By late 1968 they had opened a shelter called “The Soul Inn” in the basement of a small Baptist church in the city’s adjacent Richmond district.
Wise and his friends established a Christian commune in Novato, while Philpott and Hoyt (with the help of the pastors who had assisted The Living Room) put together a string of communes in San Rafael, Walnut Creek and other Bay Area communities.
By early 1969 this new-style interaction between hippie Christians and evangelical religion (particularly its Pentecostal branch) was happening elsewhere in the country in cities like Seattle, Detroit and Ft. Lauderdale. Hippies interacted with clergy and laypeople from the churches and committed themselves to following Jesus.
One particularly successful commune outside Eugene, Oregon, “Shiloh,” quickly grew to well over a hundred members. It acquired farms, and sent evangelistic teams across the United States in the 1970s to open new Shiloh communal houses.
But undoubtedly the hotbed of the movement was farther to the south near Los Angeles. There the Jesus People began to attract not only hardcore hippies from the drug culture and the streets but swarms of teenagers from youth groups belonging to the region’s churches.
Hundreds of independent communal homes, coffeehouses and Christian “fellowships” sprang up from San Diego in the south to Santa Barbara in the north between 1969 and the early 1970s.
Eventually, the presence of the Jesus People attracted national publicity. Coffeehouses with names like “The Belly of the Whale” and “The Upper Room” appeared from coast to coast. Underground “Jesus papers,” like Los Angeles’ “Hollywood Free Paper” and Chicago’s “Cornerstone,” helped carry the message onto the streets.

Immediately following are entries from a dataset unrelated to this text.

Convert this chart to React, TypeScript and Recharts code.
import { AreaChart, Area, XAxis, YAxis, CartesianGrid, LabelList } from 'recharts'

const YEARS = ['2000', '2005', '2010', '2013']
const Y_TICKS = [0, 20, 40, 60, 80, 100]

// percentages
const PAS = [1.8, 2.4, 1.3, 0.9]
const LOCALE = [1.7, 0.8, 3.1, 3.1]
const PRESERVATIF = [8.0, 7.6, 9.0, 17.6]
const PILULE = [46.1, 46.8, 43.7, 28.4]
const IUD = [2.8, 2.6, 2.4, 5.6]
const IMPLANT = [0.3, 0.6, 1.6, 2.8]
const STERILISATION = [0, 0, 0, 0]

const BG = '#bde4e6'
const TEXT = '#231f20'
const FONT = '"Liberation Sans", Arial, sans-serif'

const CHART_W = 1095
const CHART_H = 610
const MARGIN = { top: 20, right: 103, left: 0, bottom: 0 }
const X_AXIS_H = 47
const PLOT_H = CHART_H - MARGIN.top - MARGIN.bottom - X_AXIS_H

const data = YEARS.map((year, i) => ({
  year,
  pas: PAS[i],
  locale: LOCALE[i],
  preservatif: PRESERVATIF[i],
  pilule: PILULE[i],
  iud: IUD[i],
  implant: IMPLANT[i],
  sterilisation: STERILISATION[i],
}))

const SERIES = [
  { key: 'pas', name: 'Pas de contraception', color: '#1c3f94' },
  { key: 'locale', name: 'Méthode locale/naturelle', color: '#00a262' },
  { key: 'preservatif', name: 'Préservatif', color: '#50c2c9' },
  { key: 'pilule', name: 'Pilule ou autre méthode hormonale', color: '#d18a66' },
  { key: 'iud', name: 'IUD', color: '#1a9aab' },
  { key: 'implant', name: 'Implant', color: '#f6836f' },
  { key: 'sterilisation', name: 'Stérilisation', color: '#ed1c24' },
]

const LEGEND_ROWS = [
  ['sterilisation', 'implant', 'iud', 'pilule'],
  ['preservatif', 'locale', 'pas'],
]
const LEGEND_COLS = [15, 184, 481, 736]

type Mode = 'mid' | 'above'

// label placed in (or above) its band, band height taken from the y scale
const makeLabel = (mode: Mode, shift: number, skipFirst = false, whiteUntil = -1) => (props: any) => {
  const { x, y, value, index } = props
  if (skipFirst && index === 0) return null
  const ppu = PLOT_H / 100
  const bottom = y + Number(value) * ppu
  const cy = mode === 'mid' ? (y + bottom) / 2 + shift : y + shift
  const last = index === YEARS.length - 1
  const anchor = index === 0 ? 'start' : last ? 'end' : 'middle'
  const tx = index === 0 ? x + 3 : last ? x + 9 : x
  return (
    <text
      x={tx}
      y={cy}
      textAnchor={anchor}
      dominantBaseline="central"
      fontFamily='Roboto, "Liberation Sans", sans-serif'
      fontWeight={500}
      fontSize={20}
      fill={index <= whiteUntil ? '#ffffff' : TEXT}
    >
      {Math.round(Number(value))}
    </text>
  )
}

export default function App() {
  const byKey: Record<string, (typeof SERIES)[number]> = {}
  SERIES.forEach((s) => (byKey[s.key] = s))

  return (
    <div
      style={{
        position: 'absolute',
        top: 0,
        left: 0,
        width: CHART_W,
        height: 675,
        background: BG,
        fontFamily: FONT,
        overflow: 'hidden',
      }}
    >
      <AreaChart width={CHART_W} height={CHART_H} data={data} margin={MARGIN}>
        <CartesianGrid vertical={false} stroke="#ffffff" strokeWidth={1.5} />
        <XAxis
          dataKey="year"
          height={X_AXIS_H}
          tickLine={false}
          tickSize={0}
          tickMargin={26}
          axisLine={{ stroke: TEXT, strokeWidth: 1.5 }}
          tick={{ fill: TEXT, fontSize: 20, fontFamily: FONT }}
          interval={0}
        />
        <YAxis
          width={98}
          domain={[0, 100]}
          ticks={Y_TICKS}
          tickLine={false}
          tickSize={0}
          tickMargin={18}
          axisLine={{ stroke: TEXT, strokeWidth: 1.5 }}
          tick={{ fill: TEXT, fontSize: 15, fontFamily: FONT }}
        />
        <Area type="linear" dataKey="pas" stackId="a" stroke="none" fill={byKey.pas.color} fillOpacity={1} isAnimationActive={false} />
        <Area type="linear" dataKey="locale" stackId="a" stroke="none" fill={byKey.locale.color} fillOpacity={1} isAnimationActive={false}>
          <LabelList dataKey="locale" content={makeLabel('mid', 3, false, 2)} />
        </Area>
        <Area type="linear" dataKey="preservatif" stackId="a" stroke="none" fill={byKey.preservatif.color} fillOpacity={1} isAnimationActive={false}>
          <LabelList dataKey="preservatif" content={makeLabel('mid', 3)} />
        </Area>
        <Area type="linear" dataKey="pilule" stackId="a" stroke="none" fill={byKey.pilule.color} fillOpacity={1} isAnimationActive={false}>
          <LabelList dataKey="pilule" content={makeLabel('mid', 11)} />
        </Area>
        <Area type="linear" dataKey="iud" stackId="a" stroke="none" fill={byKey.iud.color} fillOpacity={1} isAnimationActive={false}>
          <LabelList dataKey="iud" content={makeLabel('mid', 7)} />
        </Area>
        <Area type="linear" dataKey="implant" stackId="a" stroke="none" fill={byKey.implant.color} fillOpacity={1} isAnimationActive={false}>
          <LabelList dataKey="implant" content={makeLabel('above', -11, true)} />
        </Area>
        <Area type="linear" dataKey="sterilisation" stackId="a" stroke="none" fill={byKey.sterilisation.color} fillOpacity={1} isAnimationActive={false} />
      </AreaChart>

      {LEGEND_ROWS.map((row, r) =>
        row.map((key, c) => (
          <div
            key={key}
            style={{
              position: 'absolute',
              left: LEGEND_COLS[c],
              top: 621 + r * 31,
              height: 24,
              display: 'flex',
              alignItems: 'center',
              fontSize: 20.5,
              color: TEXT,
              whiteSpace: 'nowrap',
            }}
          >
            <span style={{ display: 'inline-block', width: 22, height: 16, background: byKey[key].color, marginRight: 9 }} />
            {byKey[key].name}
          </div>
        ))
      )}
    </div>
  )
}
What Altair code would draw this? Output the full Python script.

Photos of ocean baptisms involving hundreds of enthusiastic teenagers being plunged beneath the waves as a sign of their dedication to “follow the Lord” became a familiar sight.
By 1971, the movement had become the religious story of the year, capturing the cover of Time magazine.
A hip Christianity
One of the things that attracted youth to the Jesus People was their enthusiastic use of folk, pop and rock music. While many conservative churches had traditionally frowned on “worldly entertainments,” the Jesus freaks embraced their generation’s musical tastes.
Whether singing simple choruses in their gatherings, listening to guitar-strumming artists in coffeehouses or sponsoring full-blown Christian rock concerts, music was a central feature of Jesus People life. Jesus music festivals sprang up across the country in the 1970s.
A lasting impact
By the late 1970s, however, the Jesus People had run out of steam. The hippie style grew less popular among teens. New styles of music and fashion came into vogue, and the Jesus People themselves grew older and moved on with their lives. But their impact lived on in a number of ways.
The success of the Jesus People and their sometimes grudging acceptance by older church members marked a major change in evangelical Christians’ attitudes toward popular culture.
The rock-fueled enthusiasm of the Jesus People for upbeat music created a “Contemporary Christian Music” industry and triggered controversial change in many churches’ worship styles and music. As the years passed, hymns, choirs and organs were increasingly replaced in many churches with “praise choruses,” “worship bands” and electric guitars.
The two largest Christian groups to emerge in late 20th-century America, the Calvary Chapel “fellowship of churches” and the Vineyard denomination, trace their roots to the Jesus People movement. Characterized by upbeat music, Pentecostal demonstrations of spiritual gifts and an informal “come-as-you-are” vibe, these two groups are today the largest institutional evidence to come out of the movement.
Fifty years after the Summer of Love, the Jesus People remain one of its lingering ironies. It was because of the Jesus People movement that numerous baby boomers remained anchored to conservative evangelical churches well into the 21st century.